Can you set down, exactly as they appear below, the lines from the opening of the material through the one bearing "import plotly.graph_objects as go", minus the pictures?

------ Dataset content

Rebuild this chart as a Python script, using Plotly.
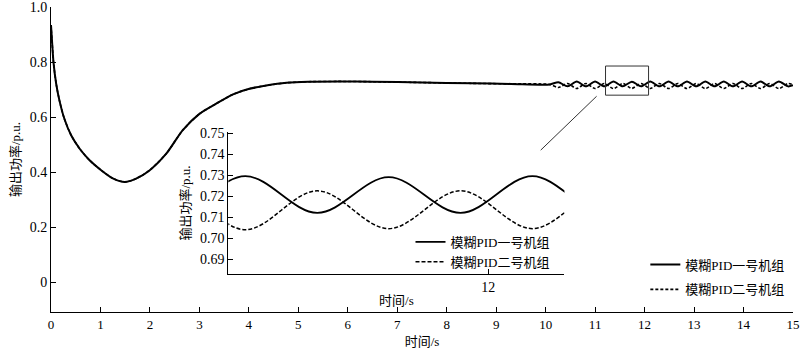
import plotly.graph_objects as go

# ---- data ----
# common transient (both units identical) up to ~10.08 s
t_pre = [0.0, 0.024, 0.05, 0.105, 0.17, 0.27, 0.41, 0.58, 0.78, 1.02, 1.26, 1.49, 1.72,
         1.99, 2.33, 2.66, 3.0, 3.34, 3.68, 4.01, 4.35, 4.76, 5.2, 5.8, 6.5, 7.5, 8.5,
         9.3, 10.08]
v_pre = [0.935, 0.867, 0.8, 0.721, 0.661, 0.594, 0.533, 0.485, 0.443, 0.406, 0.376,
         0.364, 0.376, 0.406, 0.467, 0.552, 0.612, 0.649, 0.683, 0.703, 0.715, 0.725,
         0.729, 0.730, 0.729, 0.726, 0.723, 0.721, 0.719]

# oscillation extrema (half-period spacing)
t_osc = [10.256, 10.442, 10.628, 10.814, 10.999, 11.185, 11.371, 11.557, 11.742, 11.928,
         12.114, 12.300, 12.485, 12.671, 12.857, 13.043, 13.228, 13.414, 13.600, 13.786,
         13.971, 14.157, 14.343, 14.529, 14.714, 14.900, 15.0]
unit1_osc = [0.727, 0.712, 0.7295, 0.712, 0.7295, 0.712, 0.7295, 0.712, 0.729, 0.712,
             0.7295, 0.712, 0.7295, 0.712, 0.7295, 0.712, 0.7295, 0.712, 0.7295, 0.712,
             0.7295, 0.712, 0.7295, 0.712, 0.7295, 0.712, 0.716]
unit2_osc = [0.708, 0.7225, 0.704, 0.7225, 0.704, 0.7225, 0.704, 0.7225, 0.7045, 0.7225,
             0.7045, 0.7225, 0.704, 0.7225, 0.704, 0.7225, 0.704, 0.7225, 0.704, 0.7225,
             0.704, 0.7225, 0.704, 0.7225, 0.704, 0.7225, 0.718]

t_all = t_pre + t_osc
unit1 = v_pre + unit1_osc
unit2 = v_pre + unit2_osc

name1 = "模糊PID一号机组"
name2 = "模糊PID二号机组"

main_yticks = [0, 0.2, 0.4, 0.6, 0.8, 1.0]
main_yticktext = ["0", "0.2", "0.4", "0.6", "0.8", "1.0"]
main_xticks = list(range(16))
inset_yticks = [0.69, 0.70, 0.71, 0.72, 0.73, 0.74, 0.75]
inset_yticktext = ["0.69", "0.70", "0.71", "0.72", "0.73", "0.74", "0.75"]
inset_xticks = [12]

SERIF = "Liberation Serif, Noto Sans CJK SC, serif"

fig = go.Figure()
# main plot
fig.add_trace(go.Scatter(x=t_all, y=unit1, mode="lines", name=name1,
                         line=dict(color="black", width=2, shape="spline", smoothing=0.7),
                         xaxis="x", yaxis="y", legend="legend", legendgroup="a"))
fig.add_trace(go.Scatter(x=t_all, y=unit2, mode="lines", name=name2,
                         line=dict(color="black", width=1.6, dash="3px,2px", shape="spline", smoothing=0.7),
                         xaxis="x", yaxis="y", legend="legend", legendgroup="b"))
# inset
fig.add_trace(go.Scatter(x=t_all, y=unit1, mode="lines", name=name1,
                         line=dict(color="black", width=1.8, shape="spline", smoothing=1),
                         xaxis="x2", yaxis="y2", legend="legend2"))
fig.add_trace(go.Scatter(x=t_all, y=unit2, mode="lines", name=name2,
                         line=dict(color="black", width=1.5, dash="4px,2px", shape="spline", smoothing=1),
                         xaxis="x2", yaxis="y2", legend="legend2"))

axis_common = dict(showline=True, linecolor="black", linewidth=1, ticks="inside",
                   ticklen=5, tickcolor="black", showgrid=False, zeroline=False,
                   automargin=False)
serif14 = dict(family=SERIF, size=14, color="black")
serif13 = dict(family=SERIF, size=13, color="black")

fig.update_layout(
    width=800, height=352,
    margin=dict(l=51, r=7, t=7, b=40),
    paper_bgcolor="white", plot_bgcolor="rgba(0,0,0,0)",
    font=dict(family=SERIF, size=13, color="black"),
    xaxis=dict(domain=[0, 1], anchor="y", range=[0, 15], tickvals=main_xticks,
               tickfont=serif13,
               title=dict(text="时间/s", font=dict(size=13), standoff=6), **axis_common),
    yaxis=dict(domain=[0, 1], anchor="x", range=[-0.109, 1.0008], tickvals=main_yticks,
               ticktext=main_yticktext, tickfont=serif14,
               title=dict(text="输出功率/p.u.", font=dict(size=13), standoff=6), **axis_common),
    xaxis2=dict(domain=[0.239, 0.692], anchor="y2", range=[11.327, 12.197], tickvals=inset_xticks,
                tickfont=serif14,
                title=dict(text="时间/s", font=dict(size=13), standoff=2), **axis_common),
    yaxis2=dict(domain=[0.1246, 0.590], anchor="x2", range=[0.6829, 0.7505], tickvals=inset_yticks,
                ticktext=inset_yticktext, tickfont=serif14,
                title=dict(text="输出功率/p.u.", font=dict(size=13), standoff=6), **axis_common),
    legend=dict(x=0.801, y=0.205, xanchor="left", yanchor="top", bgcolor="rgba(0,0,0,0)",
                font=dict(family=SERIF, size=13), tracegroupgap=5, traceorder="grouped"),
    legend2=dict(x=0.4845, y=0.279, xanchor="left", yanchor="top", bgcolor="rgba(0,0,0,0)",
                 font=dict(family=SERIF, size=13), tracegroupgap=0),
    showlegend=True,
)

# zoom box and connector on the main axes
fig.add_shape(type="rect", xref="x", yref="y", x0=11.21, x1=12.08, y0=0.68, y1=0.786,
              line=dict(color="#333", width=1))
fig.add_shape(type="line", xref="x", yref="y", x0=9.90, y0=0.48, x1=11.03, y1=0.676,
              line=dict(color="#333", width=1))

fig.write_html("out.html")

------------

### Output of the task
Rebuild this chart as a Python script, using Plotly.
import plotly.graph_objects as go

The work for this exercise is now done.